→ **Raw data**:
════════════════

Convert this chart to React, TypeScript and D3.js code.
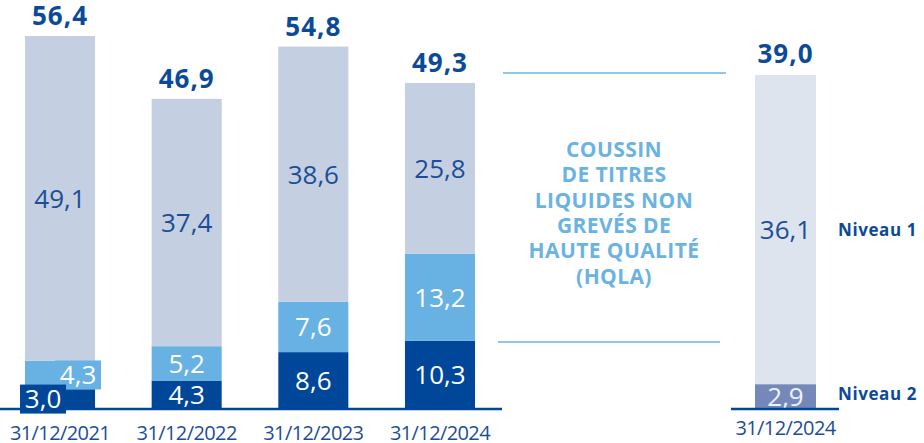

════════════════

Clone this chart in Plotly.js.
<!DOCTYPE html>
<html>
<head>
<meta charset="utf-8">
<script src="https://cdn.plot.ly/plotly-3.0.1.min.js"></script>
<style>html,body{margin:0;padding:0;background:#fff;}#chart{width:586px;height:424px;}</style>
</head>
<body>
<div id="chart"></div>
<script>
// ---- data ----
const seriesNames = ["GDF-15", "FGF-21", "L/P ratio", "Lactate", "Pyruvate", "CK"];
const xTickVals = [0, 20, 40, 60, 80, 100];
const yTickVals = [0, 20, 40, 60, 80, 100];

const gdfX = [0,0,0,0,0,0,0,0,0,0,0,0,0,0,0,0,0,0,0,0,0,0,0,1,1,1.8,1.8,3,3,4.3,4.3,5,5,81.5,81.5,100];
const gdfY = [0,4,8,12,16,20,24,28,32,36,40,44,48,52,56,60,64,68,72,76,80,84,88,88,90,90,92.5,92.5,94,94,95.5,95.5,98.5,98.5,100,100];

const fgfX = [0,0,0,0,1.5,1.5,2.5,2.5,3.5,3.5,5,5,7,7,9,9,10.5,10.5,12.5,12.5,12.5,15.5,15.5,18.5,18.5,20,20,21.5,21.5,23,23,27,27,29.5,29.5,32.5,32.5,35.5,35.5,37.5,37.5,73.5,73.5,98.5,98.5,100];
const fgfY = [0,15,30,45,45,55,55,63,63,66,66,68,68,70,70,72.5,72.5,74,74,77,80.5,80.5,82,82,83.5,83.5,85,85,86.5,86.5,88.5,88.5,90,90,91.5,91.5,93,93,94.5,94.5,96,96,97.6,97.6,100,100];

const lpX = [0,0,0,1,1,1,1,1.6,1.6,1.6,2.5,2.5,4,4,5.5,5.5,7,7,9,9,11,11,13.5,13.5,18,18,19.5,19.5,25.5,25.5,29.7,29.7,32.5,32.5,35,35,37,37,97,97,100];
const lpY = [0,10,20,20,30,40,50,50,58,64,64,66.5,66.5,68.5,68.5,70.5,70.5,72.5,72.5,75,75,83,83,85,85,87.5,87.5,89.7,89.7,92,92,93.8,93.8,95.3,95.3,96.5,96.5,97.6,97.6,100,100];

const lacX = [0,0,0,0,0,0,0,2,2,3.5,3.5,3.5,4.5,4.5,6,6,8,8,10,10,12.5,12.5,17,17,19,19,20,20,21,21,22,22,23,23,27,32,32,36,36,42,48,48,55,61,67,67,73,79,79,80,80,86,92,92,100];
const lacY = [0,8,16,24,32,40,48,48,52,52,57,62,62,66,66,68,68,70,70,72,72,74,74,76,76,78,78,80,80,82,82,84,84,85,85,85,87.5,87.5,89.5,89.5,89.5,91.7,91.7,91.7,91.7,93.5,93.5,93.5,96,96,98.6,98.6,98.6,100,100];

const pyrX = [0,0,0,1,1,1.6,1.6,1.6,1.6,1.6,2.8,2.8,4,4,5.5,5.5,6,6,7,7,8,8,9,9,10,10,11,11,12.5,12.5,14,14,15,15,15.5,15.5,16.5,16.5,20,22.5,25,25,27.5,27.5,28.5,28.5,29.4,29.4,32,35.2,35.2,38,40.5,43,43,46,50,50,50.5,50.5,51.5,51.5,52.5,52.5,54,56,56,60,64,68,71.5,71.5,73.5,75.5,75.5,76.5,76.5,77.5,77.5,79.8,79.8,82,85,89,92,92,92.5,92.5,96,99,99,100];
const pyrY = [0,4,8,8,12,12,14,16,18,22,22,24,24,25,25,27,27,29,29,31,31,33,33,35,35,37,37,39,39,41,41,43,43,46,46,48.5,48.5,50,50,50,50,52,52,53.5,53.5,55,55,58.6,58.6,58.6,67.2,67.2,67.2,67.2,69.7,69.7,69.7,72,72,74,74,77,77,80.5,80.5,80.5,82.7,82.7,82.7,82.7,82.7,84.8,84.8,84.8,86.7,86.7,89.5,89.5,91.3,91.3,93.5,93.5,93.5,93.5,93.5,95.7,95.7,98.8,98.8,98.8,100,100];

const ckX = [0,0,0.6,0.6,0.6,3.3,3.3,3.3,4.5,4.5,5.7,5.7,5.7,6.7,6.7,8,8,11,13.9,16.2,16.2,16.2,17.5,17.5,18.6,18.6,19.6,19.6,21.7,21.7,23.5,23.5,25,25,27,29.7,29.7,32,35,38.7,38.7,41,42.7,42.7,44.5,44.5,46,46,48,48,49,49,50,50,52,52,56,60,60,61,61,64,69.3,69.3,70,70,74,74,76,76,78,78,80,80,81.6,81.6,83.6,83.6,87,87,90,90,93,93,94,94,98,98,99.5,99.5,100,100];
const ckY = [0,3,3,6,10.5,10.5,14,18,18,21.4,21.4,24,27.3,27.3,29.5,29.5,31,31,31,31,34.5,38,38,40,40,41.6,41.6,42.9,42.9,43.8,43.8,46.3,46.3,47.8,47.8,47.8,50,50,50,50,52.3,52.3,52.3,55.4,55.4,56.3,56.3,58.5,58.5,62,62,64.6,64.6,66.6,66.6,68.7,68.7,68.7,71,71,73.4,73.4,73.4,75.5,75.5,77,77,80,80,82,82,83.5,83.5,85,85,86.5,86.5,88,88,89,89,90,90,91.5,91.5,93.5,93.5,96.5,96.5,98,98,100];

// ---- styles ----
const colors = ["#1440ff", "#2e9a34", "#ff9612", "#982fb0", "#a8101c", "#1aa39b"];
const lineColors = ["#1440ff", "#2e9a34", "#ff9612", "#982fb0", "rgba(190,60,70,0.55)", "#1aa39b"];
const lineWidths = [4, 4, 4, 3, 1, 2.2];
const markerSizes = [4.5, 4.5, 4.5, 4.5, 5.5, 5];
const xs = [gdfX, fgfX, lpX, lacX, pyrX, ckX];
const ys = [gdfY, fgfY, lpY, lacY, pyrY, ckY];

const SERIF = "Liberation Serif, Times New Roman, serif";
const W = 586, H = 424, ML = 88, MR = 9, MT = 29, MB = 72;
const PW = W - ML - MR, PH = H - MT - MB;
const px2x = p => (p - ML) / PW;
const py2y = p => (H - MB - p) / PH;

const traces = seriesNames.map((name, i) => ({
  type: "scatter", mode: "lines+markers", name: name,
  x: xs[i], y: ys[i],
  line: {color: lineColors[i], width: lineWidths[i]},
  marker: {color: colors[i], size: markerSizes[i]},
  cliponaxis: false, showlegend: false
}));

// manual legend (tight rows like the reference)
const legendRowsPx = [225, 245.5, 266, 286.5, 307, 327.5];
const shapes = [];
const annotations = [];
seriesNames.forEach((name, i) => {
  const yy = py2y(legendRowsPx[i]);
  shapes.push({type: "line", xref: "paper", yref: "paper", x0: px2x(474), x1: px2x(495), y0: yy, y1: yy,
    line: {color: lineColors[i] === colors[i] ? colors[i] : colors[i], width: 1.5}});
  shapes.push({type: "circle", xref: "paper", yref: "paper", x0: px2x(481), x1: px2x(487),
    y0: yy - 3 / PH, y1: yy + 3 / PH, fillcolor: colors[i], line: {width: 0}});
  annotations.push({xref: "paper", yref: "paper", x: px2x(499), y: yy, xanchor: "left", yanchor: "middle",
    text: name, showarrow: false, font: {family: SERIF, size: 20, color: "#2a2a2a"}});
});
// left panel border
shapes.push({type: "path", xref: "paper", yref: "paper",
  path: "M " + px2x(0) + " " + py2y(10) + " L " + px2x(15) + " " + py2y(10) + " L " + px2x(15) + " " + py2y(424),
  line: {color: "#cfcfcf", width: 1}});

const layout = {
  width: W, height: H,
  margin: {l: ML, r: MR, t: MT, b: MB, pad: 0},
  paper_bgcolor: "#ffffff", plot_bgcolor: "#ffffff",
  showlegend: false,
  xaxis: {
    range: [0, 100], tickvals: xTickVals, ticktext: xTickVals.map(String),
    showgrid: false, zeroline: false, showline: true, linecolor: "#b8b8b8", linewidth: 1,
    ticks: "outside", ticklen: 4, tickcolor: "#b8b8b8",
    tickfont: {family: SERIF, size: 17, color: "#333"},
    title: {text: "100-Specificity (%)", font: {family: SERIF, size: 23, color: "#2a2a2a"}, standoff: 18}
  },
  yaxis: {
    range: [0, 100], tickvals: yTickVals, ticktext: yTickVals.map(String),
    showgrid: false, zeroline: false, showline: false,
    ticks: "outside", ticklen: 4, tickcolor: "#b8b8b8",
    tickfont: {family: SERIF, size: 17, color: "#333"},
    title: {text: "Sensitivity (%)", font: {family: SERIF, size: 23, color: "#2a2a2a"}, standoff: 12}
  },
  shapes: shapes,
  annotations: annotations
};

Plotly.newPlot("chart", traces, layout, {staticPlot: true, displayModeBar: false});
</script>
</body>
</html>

════════════════

→ **Written problem**:
Identify and copy the lines holding the word "this".

→ **Finished answer**:
Convert this chart to React, TypeScript and D3.js code.
Clone this chart in Plotly.js.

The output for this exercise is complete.